An exact copy of all the data is required, with pictures left out.

## Collected data
START

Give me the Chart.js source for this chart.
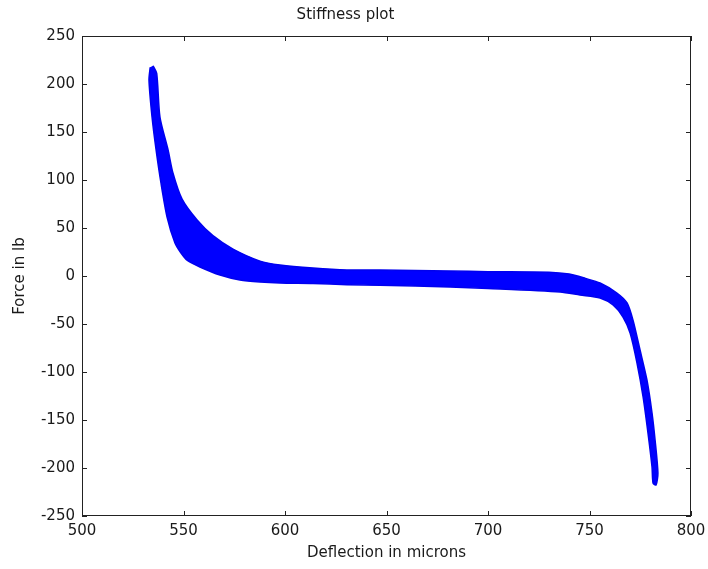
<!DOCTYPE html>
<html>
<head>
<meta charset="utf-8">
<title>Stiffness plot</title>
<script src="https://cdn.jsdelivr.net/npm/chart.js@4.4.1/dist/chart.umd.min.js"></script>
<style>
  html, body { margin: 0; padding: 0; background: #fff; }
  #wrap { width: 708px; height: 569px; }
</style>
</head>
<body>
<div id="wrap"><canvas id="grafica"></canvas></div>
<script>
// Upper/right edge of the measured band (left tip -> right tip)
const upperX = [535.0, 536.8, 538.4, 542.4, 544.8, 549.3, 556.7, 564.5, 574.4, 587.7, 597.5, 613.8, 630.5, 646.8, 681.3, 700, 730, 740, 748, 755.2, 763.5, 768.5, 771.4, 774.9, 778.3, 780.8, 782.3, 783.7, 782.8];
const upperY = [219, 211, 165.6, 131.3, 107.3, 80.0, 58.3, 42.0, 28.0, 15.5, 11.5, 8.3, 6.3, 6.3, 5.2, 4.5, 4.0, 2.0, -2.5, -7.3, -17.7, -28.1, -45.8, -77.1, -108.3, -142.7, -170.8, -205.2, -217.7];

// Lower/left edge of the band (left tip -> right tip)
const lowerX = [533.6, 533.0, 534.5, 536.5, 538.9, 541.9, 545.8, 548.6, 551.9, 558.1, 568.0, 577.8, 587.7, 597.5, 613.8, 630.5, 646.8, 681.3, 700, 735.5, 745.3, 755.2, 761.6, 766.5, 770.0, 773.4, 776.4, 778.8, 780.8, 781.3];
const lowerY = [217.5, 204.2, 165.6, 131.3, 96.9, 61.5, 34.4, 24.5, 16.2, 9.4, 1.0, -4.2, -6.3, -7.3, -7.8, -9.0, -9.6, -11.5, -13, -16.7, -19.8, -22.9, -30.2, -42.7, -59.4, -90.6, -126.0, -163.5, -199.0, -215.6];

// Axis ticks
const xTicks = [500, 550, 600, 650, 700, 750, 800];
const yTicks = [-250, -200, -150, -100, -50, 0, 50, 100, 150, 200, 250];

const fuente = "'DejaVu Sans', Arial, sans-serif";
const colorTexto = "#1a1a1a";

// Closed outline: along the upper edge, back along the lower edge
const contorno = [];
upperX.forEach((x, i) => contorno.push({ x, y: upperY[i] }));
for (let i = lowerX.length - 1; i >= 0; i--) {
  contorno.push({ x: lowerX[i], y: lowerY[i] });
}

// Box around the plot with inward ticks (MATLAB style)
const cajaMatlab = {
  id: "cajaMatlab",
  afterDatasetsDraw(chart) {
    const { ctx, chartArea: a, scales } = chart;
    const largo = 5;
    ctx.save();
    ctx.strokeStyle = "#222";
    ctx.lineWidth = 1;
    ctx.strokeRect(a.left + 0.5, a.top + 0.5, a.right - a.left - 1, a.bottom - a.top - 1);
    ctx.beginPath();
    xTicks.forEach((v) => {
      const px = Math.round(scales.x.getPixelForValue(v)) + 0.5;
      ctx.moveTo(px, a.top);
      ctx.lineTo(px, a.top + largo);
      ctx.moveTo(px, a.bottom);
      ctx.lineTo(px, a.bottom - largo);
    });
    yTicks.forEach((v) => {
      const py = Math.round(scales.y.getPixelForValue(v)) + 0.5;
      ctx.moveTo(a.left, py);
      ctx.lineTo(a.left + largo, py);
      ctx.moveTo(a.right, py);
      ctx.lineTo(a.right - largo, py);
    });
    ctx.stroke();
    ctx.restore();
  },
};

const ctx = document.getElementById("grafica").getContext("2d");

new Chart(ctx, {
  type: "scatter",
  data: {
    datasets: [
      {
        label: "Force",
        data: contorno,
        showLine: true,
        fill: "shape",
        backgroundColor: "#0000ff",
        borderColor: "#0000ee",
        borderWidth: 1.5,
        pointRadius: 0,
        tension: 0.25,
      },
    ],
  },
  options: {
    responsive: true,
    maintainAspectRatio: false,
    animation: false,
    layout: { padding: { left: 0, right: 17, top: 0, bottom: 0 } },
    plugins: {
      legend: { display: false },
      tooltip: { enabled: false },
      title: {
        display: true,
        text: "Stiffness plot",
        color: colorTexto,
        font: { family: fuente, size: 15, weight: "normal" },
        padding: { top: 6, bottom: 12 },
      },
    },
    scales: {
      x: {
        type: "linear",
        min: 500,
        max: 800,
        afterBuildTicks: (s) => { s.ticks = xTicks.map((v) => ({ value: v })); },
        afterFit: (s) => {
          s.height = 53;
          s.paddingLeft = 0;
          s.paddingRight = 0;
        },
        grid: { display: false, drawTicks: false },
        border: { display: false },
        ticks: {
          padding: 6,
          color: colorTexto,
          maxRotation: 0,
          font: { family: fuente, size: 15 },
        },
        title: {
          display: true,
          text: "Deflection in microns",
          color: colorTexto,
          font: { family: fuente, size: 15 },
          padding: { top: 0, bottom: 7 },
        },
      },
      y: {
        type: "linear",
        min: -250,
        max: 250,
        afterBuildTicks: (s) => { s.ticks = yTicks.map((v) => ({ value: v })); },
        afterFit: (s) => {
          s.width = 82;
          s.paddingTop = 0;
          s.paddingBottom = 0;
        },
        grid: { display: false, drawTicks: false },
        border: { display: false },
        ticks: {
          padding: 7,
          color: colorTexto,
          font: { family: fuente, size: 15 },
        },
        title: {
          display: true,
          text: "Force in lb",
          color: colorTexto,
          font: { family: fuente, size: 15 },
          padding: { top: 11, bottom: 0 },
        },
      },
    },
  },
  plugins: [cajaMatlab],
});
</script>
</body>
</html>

END

## Solution to this problem
Give me the Chart.js source for this chart.
<!DOCTYPE html>
<html>
<head>
<meta charset="utf-8">
<title>Stiffness plot</title>
<script src="https://cdn.jsdelivr.net/npm/chart.js@4.4.1/dist/chart.umd.min.js"></script>
<style>
  html, body { margin: 0; padding: 0; background: #fff; }
  #wrap { width: 708px; height: 569px; }
</style>
</head>
<body>
<div id="wrap"><canvas id="grafica"></canvas></div>
<script>
// Upper/right edge of the measured band (left tip -> right tip)
const upperX = [535.0, 536.8, 538.4, 542.4, 544.8, 549.3, 556.7, 564.5, 574.4, 587.7, 597.5, 613.8, 630.5, 646.8, 681.3, 700, 730, 740, 748, 755.2, 763.5, 768.5, 771.4, 774.9, 778.3, 780.8, 782.3, 783.7, 782.8];
const upperY = [219, 211, 165.6, 131.3, 107.3, 80.0, 58.3, 42.0, 28.0, 15.5, 11.5, 8.3, 6.3, 6.3, 5.2, 4.5, 4.0, 2.0, -2.5, -7.3, -17.7, -28.1, -45.8, -77.1, -108.3, -142.7, -170.8, -205.2, -217.7];

// Lower/left edge of the band (left tip -> right tip)
const lowerX = [533.6, 533.0, 534.5, 536.5, 538.9, 541.9, 545.8, 548.6, 551.9, 558.1, 568.0, 577.8, 587.7, 597.5, 613.8, 630.5, 646.8, 681.3, 700, 735.5, 745.3, 755.2, 761.6, 766.5, 770.0, 773.4, 776.4, 778.8, 780.8, 781.3];
const lowerY = [217.5, 204.2, 165.6, 131.3, 96.9, 61.5, 34.4, 24.5, 16.2, 9.4, 1.0, -4.2, -6.3, -7.3, -7.8, -9.0, -9.6, -11.5, -13, -16.7, -19.8, -22.9, -30.2, -42.7, -59.4, -90.6, -126.0, -163.5, -199.0, -215.6];

// Axis ticks
const xTicks = [500, 550, 600, 650, 700, 750, 800];
const yTicks = [-250, -200, -150, -100, -50, 0, 50, 100, 150, 200, 250];

const fuente = "'DejaVu Sans', Arial, sans-serif";
const colorTexto = "#1a1a1a";

// Closed outline: along the upper edge, back along the lower edge
const contorno = [];
upperX.forEach((x, i) => contorno.push({ x, y: upperY[i] }));
for (let i = lowerX.length - 1; i >= 0; i--) {
  contorno.push({ x: lowerX[i], y: lowerY[i] });
}

// Box around the plot with inward ticks (MATLAB style)
const cajaMatlab = {
  id: "cajaMatlab",
  afterDatasetsDraw(chart) {
    const { ctx, chartArea: a, scales } = chart;
    const largo = 5;
    ctx.save();
    ctx.strokeStyle = "#222";
    ctx.lineWidth = 1;
    ctx.strokeRect(a.left + 0.5, a.top + 0.5, a.right - a.left - 1, a.bottom - a.top - 1);
    ctx.beginPath();
    xTicks.forEach((v) => {
      const px = Math.round(scales.x.getPixelForValue(v)) + 0.5;
      ctx.moveTo(px, a.top);
      ctx.lineTo(px, a.top + largo);
      ctx.moveTo(px, a.bottom);
      ctx.lineTo(px, a.bottom - largo);
    });
    yTicks.forEach((v) => {
      const py = Math.round(scales.y.getPixelForValue(v)) + 0.5;
      ctx.moveTo(a.left, py);
      ctx.lineTo(a.left + largo, py);
      ctx.moveTo(a.right, py);
      ctx.lineTo(a.right - largo, py);
    });
    ctx.stroke();
    ctx.restore();
  },
};

const ctx = document.getElementById("grafica").getContext("2d");

new Chart(ctx, {
  type: "scatter",
  data: {
    datasets: [
      {
        label: "Force",
        data: contorno,
        showLine: true,
        fill: "shape",
        backgroundColor: "#0000ff",
        borderColor: "#0000ee",
        borderWidth: 1.5,
        pointRadius: 0,
        tension: 0.25,
      },
    ],
  },
  options: {
    responsive: true,
    maintainAspectRatio: false,
    animation: false,
    layout: { padding: { left: 0, right: 17, top: 0, bottom: 0 } },
    plugins: {
      legend: { display: false },
      tooltip: { enabled: false },
      title: {
        display: true,
        text: "Stiffness plot",
        color: colorTexto,
        font: { family: fuente, size: 15, weight: "normal" },
        padding: { top: 6, bottom: 12 },
      },
    },
    scales: {
      x: {
        type: "linear",
        min: 500,
        max: 800,
        afterBuildTicks: (s) => { s.ticks = xTicks.map((v) => ({ value: v })); },
        afterFit: (s) => {
          s.height = 53;
          s.paddingLeft = 0;
          s.paddingRight = 0;
        },
        grid: { display: false, drawTicks: false },
        border: { display: false },
        ticks: {
          padding: 6,
          color: colorTexto,
          maxRotation: 0,
          font: { family: fuente, size: 15 },
        },
        title: {
          display: true,
          text: "Deflection in microns",
          color: colorTexto,
          font: { family: fuente, size: 15 },
          padding: { top: 0, bottom: 7 },
        },
      },
      y: {
        type: "linear",
        min: -250,
        max: 250,
        afterBuildTicks: (s) => { s.ticks = yTicks.map((v) => ({ value: v })); },
        afterFit: (s) => {
          s.width = 82;
          s.paddingTop = 0;
          s.paddingBottom = 0;
        },
        grid: { display: false, drawTicks: false },
        border: { display: false },
        ticks: {
          padding: 7,
          color: colorTexto,
          font: { family: fuente, size: 15 },
        },
        title: {
          display: true,
          text: "Force in lb",
          color: colorTexto,
          font: { family: fuente, size: 15 },
          padding: { top: 11, bottom: 0 },
        },
      },
    },
  },
  plugins: [cajaMatlab],
});
</script>
</body>
</html>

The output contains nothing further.